After a bit of grovelling, Mosha sent me the following example of how .CurrentOrdinal works:

with member measures.x as

generate(strtoset("{"+rept("measures.defaultmember,", dimensions.count-1)+"measures.defaultmember}") as a,

dimensions(a.currentordinal-1).name + ",")

select x on 0 from [Sales]

The reason .CurrentOrdinal is the key is that it allows you to create a set containing n instances of the same member and still know what iteration you were on inside a GENERATE statement. This frees you from the restriction present in my first attempt at this problem, which relied on a level being present in your cube which had at least as many members on it as there were dimensions. Remember that without this new function, you could only use the RANK function to try to find the iteration number and this only worked if each of the members in the set were unique.

The problem I had was that the vba REPT function doesn’t work on my Yukon install, and I couldn’t find another way of generating a set containing n instances of the same member. However it seems to work for Mosha so I can only assume it’s a bug in the February CTP of some sort, and in later builds we’ll all be able to use this technique.

# More on querying dimensions

Apart from Mosha’s putting a dampener on my excitement (should I really be getting excited by MDX anyway? Is it healthy?) about being able to query a dimension directly, by saying that in the future only database administrators will be able to do it after the next CTP, there was another interesting comment on yesterday’s entry – why is being able to do this any more efficient than doing the following:

SELECT MYDIMENSION.MEMBERS ON 0, {} ON 1 FROM MYCUBE

Hmm, well, good question.
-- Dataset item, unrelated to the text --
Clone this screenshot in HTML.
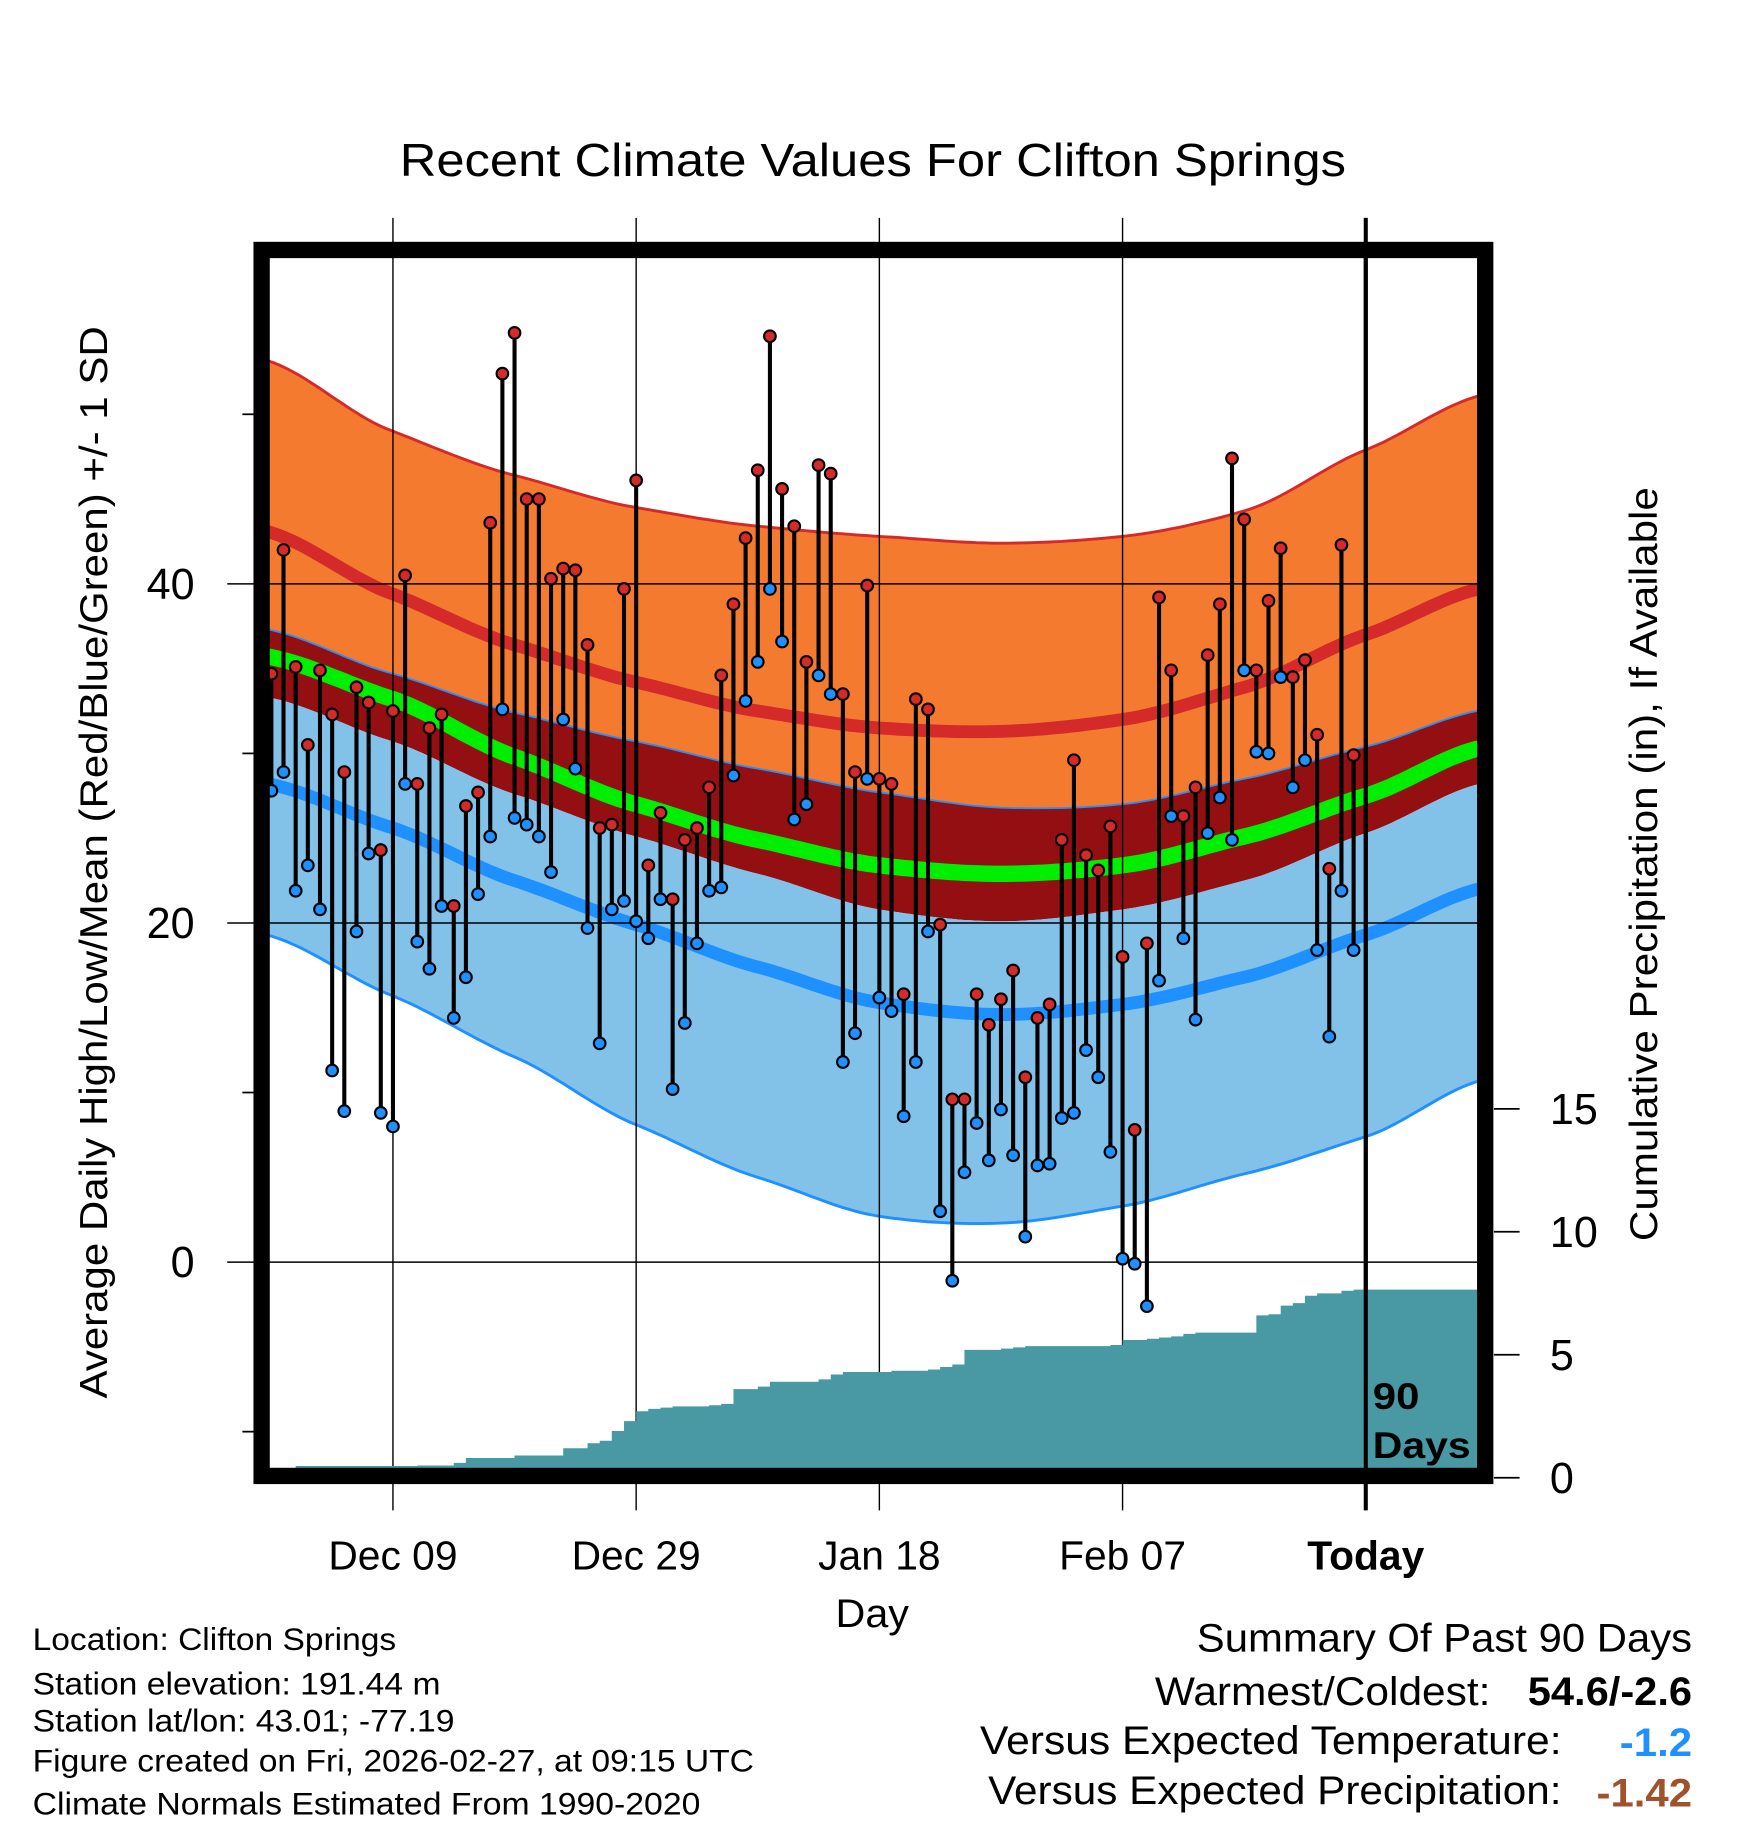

To be honest I’d not thought of doing this – I’d always done

SELECT MYDIMENSION.MEMBERS ON 0 FROM MYCUBE

which of course does bring back unwanted data. You learn something new every day! In the future I suppose the first of these queries is going to be the best option available to non-database-admins, but I was curious to see if querying a dimension was any more efficient than querying a cube. Now I’m sure a certain someone out there with intimate knowledge of how the AS engine handles each of these queries will be able to give a definitive answer; in the meantime I fired up Profiler to see if I could see any difference between the two approaches. Unfortunately I don’t have much experience about the data Profiler returns and I have to say that what it did return didn’t seem that relevant, but looking at the durations of queries it seemed that querying a dimension directly was slightly more efficient although the differences were too tiny to be noticeable.

# Querying a dimension not a cube

A small but significant bit of new functionality in AS2005, pointed out by Ohjoo Kwon on the beta newsgroup: you can now run MDX queries against dimensions as well as cubes. So, for example, you can do the following:

SELECT [MYDIMENSION].MEMBERS ON 0 FROM [\$MYDIMENSION]

Why is this useful? Anyone who has written any kind of client interface for AS2K and used the ADOMD catalog object will know how slow it is, and that it’s easier to write queries instead; and similarly in Reporting Services very often you have to write queries to populate lists of valid values for parameters. The problem is that when you run a query on a cube you always have to bring back at least one measure’s worth of data, which is a bit of a waste and potentially time- and resource-consuming. Now you don’t have to bring back any measure data because you can query the dimension instead!